A CLARE Senator has called for the establishment of a statutory enquiry “to bring closure to the family of Aoife Johnston and establish the true facts of the night” that led to her tragic death in University Hospital Limerick.

Health activists have described the report published by retired Chief Justice Frank Clarke into Aoife’s death in December 2022 as harrowing but Senator Dooley maintained it failed abysmally to establish the clear facts around what happened on the night of the Shannon teenager’s death.

Senator Dooley said that Mr Justice Clarke’s report, the initial Dr Vida Hamilton report and the inquest into the death of Aoife Johnston had all failed to provide the answers the family deserve around the factual circumstances that contributed to her death.

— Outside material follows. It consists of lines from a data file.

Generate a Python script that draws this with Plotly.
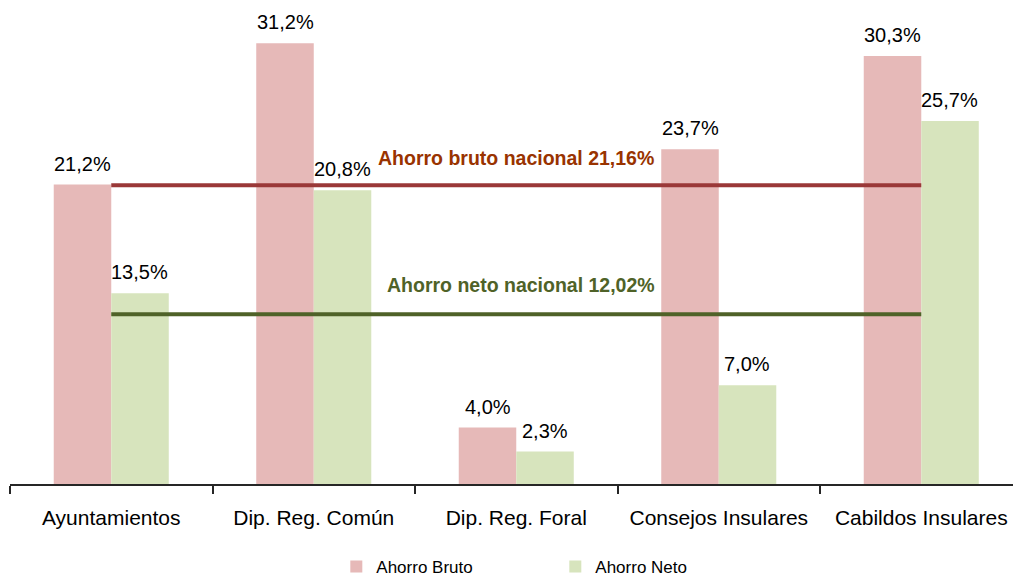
import plotly.graph_objects as go

# Categories and series
categorias = ["Ayuntamientos", "Dip. Reg. Común", "Dip. Reg. Foral", "Consejos Insulares", "Cabildos Insulares"]
ahorro_bruto = [21.2, 31.2, 4.0, 23.7, 30.3]
ahorro_neto = [13.5, 20.8, 2.3, 7.0, 25.7]

# National reference values
bruto_nacional = 21.16
neto_nacional = 12.02

COL_BRUTO = "#E6B9B8"
COL_NETO = "#D7E4BD"
COL_LINE_BRUTO = "#9A3838"
COL_TXT_BRUTO = "#993300"
COL_LINE_NETO = "#4F6228"

FONT = "Liberation Sans Narrow, Arial Narrow, Liberation Sans, Arial, sans-serif"

fig = go.Figure()

fig.add_trace(go.Bar(
    x=categorias, y=ahorro_bruto, name="Ahorro Bruto",
    marker=dict(color=COL_BRUTO, line=dict(width=0)),
    hovertemplate="%{x}: %{y:.1f}%<extra></extra>",
))
fig.add_trace(go.Bar(
    x=categorias, y=ahorro_neto, name="Ahorro Neto",
    marker=dict(color=COL_NETO, line=dict(width=0)),
    hovertemplate="%{x}: %{y:.1f}%<extra></extra>",
))

# National average lines spanning first to last category
fig.add_trace(go.Scatter(
    x=[categorias[0], categorias[-1]], y=[bruto_nacional, bruto_nacional],
    mode="lines", line=dict(color=COL_LINE_BRUTO, width=4),
    showlegend=False, hoverinfo="skip",
))
fig.add_trace(go.Scatter(
    x=[categorias[0], categorias[-1]], y=[neto_nacional, neto_nacional],
    mode="lines", line=dict(color=COL_LINE_NETO, width=4),
    showlegend=False, hoverinfo="skip",
))

def fmt(v, d):
    return f"{v:.{d}f}".replace(".", ",")

# Value labels above each bar
BAR_HALF_PX = 28.7
for serie, shift in ((ahorro_bruto, -BAR_HALF_PX), (ahorro_neto, BAR_HALF_PX)):
    for cat, val in zip(categorias, serie):
        fig.add_annotation(
            x=cat, y=val, xref="x", yref="y", xshift=shift, yshift=8,
            yanchor="bottom", text=f"{fmt(val, 1)}%", showarrow=False,
            font=dict(family=FONT, size=20, color="#000000"),
        )

fig.add_annotation(
    x=0.504, xref="paper", y=bruto_nacional, yref="y", yshift=27,
    text=f"<b>Ahorro bruto nacional {fmt(bruto_nacional, 2)}%</b>",
    showarrow=False, font=dict(family=FONT, size=19.5, color=COL_TXT_BRUTO),
)
fig.add_annotation(
    x=0.509, xref="paper", y=neto_nacional, yref="y", yshift=29,
    text=f"<b>Ahorro neto nacional {fmt(neto_nacional, 2)}%</b>",
    showarrow=False, font=dict(family=FONT, size=19.5, color=COL_LINE_NETO),
)

fig.update_layout(
    width=1013, height=578,
    margin=dict(l=10, r=0, t=0, b=94, autoexpand=False),
    paper_bgcolor="white", plot_bgcolor="white",
    separators=",.",
    barmode="group", bargap=0.432, bargroupgap=0,
    font=dict(family=FONT, color="#000000"),
    showlegend=True,
    legend=dict(
        orientation="h", xref="container", yref="container",
        x=0.332, xanchor="left", y=0.019, yanchor="middle",
        font=dict(family=FONT, size=17, color="#000000"),
        entrywidth=174, entrywidthmode="pixels",
        itemwidth=30,
    ),
    xaxis=dict(
        range=[-0.5, 4.453],
        showline=True, linecolor="#262626", linewidth=1.5,
        ticks="outside", tickson="boundaries", ticklen=8, tickcolor="#262626", tickwidth=1.5,
        tickfont=dict(family=FONT, size=21, color="#000000"),
        ticklabelstandoff=14,
        showgrid=False, zeroline=False,
    ),
    yaxis=dict(
        range=[0, 34.27], visible=False, showgrid=False, zeroline=False,
    ),
)

fig.write_html("out.html")
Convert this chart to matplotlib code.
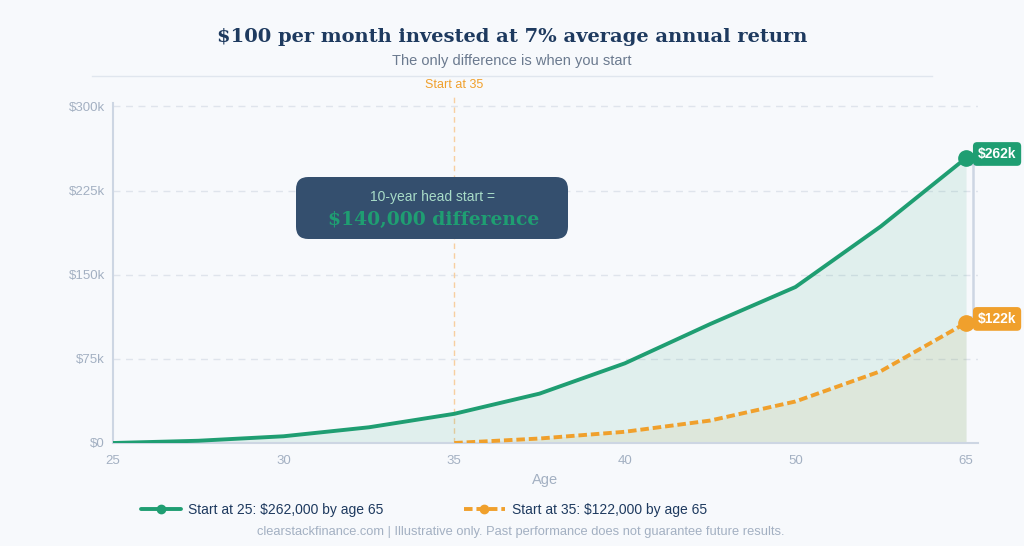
import matplotlib
matplotlib.use('Agg')
import matplotlib.pyplot as plt
from matplotlib.patches import FancyBboxPatch
import numpy as np

# data (values in $k), x positions are category steps on the age axis
steps_25 = [0, 0.5, 1, 1.5, 2, 2.5, 3, 3.5, 4, 4.5, 5]
value_25 = [0, 2, 6, 14, 26, 44, 71, 106, 139, 193, 254]
steps_35 = [2, 2.5, 3, 3.5, 4, 4.5, 5]
value_35 = [0, 4, 10, 20, 37, 64, 107]
age_ticks = [25, 30, 35, 40, 50, 65]
y_ticks = [0, 75, 150, 225, 300]
y_labels = ['$0', '$75k', '$150k', '$225k', '$300k']
legend_labels = ['Start at 25: $262,000 by age 65', 'Start at 35: $122,000 by age 65']
end_labels = ['$262k', '$122k']

GREEN = '#1f9e72'
ORANGE = '#f0a02c'
NAVY = '#1e3a5f'
BG = '#f7f9fc'
TICK = '#a3b0c2'

sans = ['Liberation Sans', 'DejaVu Sans']
serif = ['DejaVu Serif']

fig = plt.figure(figsize=(10.24, 5.46), dpi=100, facecolor=BG)
ax = fig.add_axes([113/1024, 1-443/546, (978-113)/1024, 340/546])
ax.set_facecolor(BG)

ax.set_xlim(0, 5.07)
ax.set_ylim(0, 303)

# grid
for v in y_ticks[1:]:
    ax.axhline(v, color='#dfe4ec', lw=1, ls=(0, (5, 4)), zorder=0)

# start at 35 marker line
ax.axvline(2, color='#f7cfa0', lw=1, ls=(0, (4, 3)), ymax=1.02, clip_on=False, zorder=1)
ax.text(2, 1.035, 'Start at 35', transform=ax.get_xaxis_transform(), ha='center', va='bottom',
        color=ORANGE, fontsize=9, family=sans)

ax.fill_between(steps_25, value_25, color=GREEN, alpha=0.10, lw=0, zorder=2)
ax.fill_between(steps_35, value_35, color='#c8b060', alpha=0.12, lw=0, zorder=2)

l1, = ax.plot(steps_25, value_25, color=GREEN, lw=2.8, zorder=4, solid_capstyle='round')
l2, = ax.plot(steps_35, value_35, color=ORANGE, lw=2.8, ls=(0, (2.2, 1.0)), zorder=4)

ax.plot(steps_25[-1], value_25[-1], 'o', ms=11, color=GREEN, zorder=6, clip_on=False)
ax.plot(steps_35[-1], value_35[-1], 'o', ms=11, color=ORANGE, zorder=6, clip_on=False)

# bracket between end values
bx = steps_25[-1] + 0.04
ax.plot([bx, bx], [value_25[-1] - 5, value_35[-1] + 5], color='#cdd6e3', lw=1.8, zorder=5, clip_on=False)
for v in [value_25[-1] - 5, value_35[-1] + 5]:
    ax.plot([steps_25[-1], bx + 0.04], [v, v], color='#cdd6e3', lw=1.8, zorder=5, clip_on=False)

for val, lab, col in [(value_25[-1], end_labels[0], GREEN), (value_35[-1], end_labels[1], ORANGE)]:
    ax.annotate(lab, (steps_25[-1], val), xytext=(31, 4), textcoords='offset pixels',
                ha='center', va='center', color='white', fontsize=10, fontweight='bold', family=sans,
                bbox=dict(boxstyle='round,pad=0.35,rounding_size=0.3', fc=col, ec='none'), zorder=7,
                annotation_clip=False)

# axes styling
for s in ['top', 'right']:
    ax.spines[s].set_visible(False)
ax.spines['left'].set_color('#cdd6e3')
ax.spines['bottom'].set_color('#cdd6e3')
ax.spines['left'].set_linewidth(1.5)
ax.spines['bottom'].set_linewidth(1.5)
ax.set_xticks(range(len(age_ticks)))
ax.set_xticklabels([str(a) for a in age_ticks], family=sans, fontsize=9.5, color=TICK)
ax.set_yticks(y_ticks)
ax.set_yticklabels(y_labels, family=sans, fontsize=9.5, color=TICK)
ax.tick_params(axis='y', length=0, pad=6)
ax.tick_params(axis='x', length=0, pad=9)
ax.set_xlabel('Age', family=sans, fontsize=10.5, color=TICK, labelpad=4)

# title block
fig.text(0.5, 1-37/546, '$100 per month invested at 7% average annual return', ha='center', va='center',
         family=serif, fontweight='bold', fontsize=14, color=NAVY)
fig.text(0.5, 1-61/546, 'The only difference is when you start', ha='center', va='center',
         family=sans, fontsize=10.5, color='#6b7a8f')
fig.add_artist(plt.Line2D([92/1024, 932/1024], [1-76/546, 1-76/546], color='#e0e6ee', lw=1))

# callout box
box = FancyBboxPatch((296/1024, 1-239/546), 272/1024, 62/546, transform=fig.transFigure,
                     boxstyle='round,pad=0,rounding_size=0.012', fc='#344f6e', ec='none',
                     mutation_aspect=1024/546, zorder=8)
fig.add_artist(box)
fig.text(432/1024, 1-197/546, '10-year head start =', ha='center', va='center', family=sans,
         fontsize=10, color='#a8dcc8', zorder=9)
fig.text(434/1024, 1-220/546, '$140,000 difference', ha='center', va='center', family=serif,
         fontweight='bold', fontsize=13.5, color=GREEN, zorder=9)

# legend
leg = fig.legend([l1, l2], legend_labels, loc='center left', bbox_to_anchor=(128/1024, 1-510/546),
                 ncol=2, frameon=False, columnspacing=5.8, handlelength=2.9, handletextpad=0.55,
                 prop={'family': sans, 'size': 10})
for t in leg.get_texts():
    t.set_color(NAVY)
for h, c in zip(leg.legend_handles, [GREEN, ORANGE]):
    h.set_marker('o')
    h.set_markersize(6)
    h.set_markerfacecolor(c)
    h.set_markeredgecolor(c)

fig.text(0.509, 1-532/546, 'clearstackfinance.com | Illustrative only. Past performance does not guarantee future results.',
         ha='center', va='center', family=sans, fontsize=9.3, color='#a3b0c2')

fig.savefig('out.png', dpi=100, facecolor=BG)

Clarity is glaringly lacking, the Mountshannon native said and he pointed to the investment of thousands of hours to try ascertain the truth to only result in a “blame game”.

He said, “What’s not in dispute here is that something really wrong happened on that night in UHL. And it’s not exclusive to that night as mismanagement has pervaded this hospital for far too long. But on that night, it crystalised in the worst possible way. A teenage girl lost her life, her parents, James and Carol, have been left without a daughter and Meagan and Kate have been left without a sister.

“What is in dispute, however, is what caused this and the Johnston family and the people of the Mid-West deserve answers. In this country, justice must prevail, we must get answers when things go wrong, particularly terribly wrong like it did here. We typically get that but right now people are pointing fingers at each other and the noise goes on but the Johnston family’s entitlement to truth and justice is ignored. This noise instead needs to be filled with clarity and closure for her family. In filling it, we send a clear message, set a new standard for that hospital that bad practise won’t be tolerated and that, in turn, will lead to a better, safer hospital going forward.

“If we get to there, it will be an additional legacy for Aoife. At least then we can say that while her death should have been avoided, what came out of it made this hospital a better place for everyone else across the region,” he said.

Senator Dooley said he had some understanding about why Mr Justice Clarke’s hands were tied in terms of getting to the bottom of what happened but that does not recuse the HSE from getting the answers needed. “Mr Justic Clarke, it seems, was instructed clearly not to apportion blame and it is, indeed, welcome that he came up with recommendations in the report. But all we have to do is look at the response from the Johnston family to this. They are, to use their own word, bewildered.

“So, what we now need is to get this matter dealt with under a statutory inquiry where the truth can be traversed, where everyone involved in this can be brought into a proper, thorough forum that discovers what happened on the night that Aoife died. We will get to the bottom of what decisions or instructions were taken that should not have been taken, what action wsa sought by frontline staff that was not implemented and what, indeed, was the culture in the hospital, and who was responsible for it, that allowed all of this to happen. We need to know how significant was the management failure in this and ultimately what caused a teenage girl to die. Bernard Gloster, the Chief Executive of the HSE, has said ‘we failed Aoife’. It’s time to end the failure and put this right, with a statutory enquiry”.